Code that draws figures
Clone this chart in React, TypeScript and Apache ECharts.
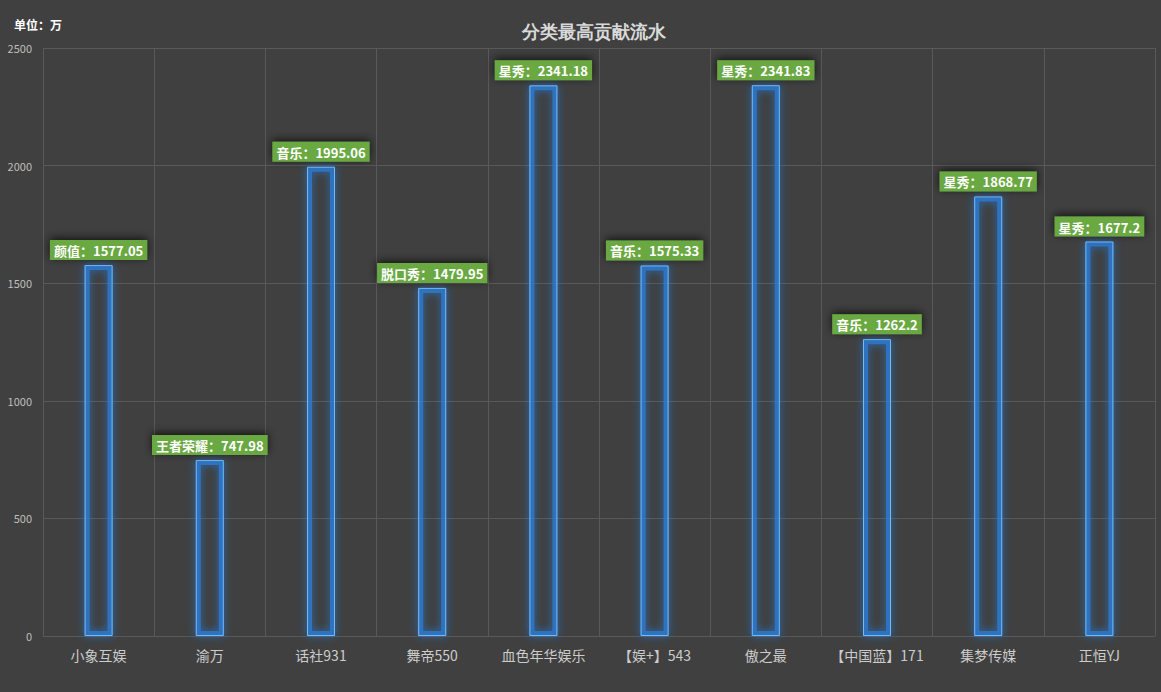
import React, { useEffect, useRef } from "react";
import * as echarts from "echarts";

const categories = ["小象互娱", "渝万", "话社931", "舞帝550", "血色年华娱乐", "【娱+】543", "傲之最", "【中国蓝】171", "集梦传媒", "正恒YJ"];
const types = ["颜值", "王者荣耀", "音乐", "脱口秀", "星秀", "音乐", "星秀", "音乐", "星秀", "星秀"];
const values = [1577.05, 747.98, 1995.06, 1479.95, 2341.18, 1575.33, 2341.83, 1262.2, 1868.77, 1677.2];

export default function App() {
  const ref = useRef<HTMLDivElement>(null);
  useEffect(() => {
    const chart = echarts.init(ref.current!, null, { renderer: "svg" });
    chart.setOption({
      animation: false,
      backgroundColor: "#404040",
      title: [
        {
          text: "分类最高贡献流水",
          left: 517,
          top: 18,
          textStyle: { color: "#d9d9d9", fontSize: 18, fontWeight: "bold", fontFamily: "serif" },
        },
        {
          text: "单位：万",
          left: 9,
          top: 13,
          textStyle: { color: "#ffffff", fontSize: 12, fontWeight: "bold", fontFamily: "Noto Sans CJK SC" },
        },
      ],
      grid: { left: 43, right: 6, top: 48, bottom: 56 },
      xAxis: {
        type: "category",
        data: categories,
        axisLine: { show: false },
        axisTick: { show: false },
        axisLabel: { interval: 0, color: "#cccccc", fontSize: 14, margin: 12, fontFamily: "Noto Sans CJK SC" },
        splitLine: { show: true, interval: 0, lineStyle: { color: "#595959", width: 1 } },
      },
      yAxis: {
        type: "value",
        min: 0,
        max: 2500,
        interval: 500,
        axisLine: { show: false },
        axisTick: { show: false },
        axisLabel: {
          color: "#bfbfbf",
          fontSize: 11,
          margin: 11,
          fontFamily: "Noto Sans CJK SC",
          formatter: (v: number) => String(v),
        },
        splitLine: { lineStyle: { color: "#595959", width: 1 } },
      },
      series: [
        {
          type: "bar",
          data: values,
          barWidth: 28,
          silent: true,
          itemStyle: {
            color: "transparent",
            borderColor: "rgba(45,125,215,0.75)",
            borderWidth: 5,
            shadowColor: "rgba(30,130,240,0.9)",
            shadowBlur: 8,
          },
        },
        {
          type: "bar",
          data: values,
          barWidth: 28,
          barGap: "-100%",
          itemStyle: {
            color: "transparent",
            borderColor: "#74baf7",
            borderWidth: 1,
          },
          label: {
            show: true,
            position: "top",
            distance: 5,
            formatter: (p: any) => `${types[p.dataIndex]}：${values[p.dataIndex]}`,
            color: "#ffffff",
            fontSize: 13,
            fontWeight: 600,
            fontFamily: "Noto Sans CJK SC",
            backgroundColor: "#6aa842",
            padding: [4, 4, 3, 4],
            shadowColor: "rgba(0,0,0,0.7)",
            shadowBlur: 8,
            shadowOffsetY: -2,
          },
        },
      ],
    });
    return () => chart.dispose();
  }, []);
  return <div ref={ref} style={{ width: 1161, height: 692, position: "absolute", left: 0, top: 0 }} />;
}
* * *
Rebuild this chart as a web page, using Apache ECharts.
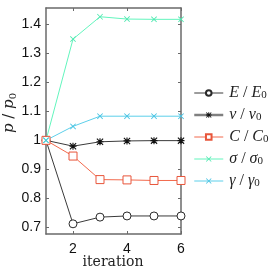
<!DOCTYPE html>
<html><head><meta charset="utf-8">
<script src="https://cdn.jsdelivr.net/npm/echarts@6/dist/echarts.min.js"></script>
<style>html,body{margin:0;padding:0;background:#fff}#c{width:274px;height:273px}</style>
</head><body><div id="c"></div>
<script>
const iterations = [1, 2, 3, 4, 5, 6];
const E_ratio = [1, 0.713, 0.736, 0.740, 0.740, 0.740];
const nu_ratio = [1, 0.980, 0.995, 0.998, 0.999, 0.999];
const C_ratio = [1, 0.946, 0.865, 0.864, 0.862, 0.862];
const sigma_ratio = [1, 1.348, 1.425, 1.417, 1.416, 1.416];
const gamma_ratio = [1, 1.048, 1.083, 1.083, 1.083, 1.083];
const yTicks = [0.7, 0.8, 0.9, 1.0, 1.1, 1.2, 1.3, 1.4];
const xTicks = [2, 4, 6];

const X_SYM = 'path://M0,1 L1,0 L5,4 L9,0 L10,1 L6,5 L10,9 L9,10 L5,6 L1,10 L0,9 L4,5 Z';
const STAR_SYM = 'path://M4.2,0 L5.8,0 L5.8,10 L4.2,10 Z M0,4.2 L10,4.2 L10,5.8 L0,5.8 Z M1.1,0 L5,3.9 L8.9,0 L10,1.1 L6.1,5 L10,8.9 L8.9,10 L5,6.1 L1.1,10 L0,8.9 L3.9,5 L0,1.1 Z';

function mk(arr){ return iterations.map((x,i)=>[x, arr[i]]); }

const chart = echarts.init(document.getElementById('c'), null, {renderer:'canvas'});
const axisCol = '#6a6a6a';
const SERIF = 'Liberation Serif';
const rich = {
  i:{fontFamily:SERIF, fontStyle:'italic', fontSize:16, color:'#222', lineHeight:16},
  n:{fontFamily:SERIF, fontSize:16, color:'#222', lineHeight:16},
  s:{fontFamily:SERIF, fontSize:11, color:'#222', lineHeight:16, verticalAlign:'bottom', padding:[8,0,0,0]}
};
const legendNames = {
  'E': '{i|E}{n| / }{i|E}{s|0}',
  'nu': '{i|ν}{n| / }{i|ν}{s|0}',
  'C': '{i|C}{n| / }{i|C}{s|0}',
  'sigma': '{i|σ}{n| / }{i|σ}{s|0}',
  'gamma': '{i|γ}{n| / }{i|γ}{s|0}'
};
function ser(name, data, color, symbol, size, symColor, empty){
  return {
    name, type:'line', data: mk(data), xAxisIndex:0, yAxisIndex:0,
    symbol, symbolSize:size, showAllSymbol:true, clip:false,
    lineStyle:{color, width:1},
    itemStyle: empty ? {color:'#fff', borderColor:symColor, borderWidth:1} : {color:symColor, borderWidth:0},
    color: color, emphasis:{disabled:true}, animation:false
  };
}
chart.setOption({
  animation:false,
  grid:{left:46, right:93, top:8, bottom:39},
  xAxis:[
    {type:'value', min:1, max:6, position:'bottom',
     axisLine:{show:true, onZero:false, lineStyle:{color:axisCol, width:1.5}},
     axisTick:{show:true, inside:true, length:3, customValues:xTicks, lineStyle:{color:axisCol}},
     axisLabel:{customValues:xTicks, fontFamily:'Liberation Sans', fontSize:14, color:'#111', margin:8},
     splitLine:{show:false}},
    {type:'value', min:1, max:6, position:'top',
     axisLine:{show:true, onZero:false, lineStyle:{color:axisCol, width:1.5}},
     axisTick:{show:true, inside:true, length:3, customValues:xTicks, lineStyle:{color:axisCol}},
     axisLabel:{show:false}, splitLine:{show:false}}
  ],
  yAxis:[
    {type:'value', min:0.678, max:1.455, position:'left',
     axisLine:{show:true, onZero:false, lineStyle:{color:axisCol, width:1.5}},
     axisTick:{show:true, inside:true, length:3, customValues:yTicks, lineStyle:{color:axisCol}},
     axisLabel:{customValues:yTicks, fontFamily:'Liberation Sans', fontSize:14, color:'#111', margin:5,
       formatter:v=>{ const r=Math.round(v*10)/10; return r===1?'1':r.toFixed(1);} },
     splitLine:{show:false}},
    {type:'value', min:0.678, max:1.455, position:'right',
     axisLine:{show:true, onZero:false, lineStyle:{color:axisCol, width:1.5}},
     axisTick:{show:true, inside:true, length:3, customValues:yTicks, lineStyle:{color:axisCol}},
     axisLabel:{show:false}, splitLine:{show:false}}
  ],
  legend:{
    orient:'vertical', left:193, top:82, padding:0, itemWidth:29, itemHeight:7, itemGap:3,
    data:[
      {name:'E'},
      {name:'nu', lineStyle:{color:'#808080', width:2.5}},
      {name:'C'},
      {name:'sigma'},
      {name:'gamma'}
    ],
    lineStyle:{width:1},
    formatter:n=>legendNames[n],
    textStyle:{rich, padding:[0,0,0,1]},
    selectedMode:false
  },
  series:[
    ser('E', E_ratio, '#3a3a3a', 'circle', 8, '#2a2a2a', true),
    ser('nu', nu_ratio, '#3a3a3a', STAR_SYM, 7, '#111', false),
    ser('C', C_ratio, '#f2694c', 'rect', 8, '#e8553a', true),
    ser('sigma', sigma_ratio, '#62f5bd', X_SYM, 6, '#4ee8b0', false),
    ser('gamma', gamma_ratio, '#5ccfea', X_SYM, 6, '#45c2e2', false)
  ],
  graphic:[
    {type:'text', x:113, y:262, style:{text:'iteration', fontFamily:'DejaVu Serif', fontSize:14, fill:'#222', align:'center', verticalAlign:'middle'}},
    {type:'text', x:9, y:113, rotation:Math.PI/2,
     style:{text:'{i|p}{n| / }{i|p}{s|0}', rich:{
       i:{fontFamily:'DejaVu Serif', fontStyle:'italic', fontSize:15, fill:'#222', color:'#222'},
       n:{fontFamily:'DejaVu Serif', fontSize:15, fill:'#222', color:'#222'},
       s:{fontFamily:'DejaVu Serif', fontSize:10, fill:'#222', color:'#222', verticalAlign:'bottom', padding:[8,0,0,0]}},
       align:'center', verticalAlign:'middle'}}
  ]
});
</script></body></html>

§ **The exercise**:
Extract the part of the records that opens with the line containing "Clone this chart" and closes with the line containing "1262.2, 1868.77, 1677.2];". Take only those lines, exactly, and no pictures.

§ **Solved exercise**:
Clone this chart in React, TypeScript and Apache ECharts.
import React, { useEffect, useRef } from "react";
import * as echarts from "echarts";

const categories = ["小象互娱", "渝万", "话社931", "舞帝550", "血色年华娱乐", "【娱+】543", "傲之最", "【中国蓝】171", "集梦传媒", "正恒YJ"];
const types = ["颜值", "王者荣耀", "音乐", "脱口秀", "星秀", "音乐", "星秀", "音乐", "星秀", "星秀"];
const values = [1577.05, 747.98, 1995.06, 1479.95, 2341.18, 1575.33, 2341.83, 1262.2, 1868.77, 1677.2];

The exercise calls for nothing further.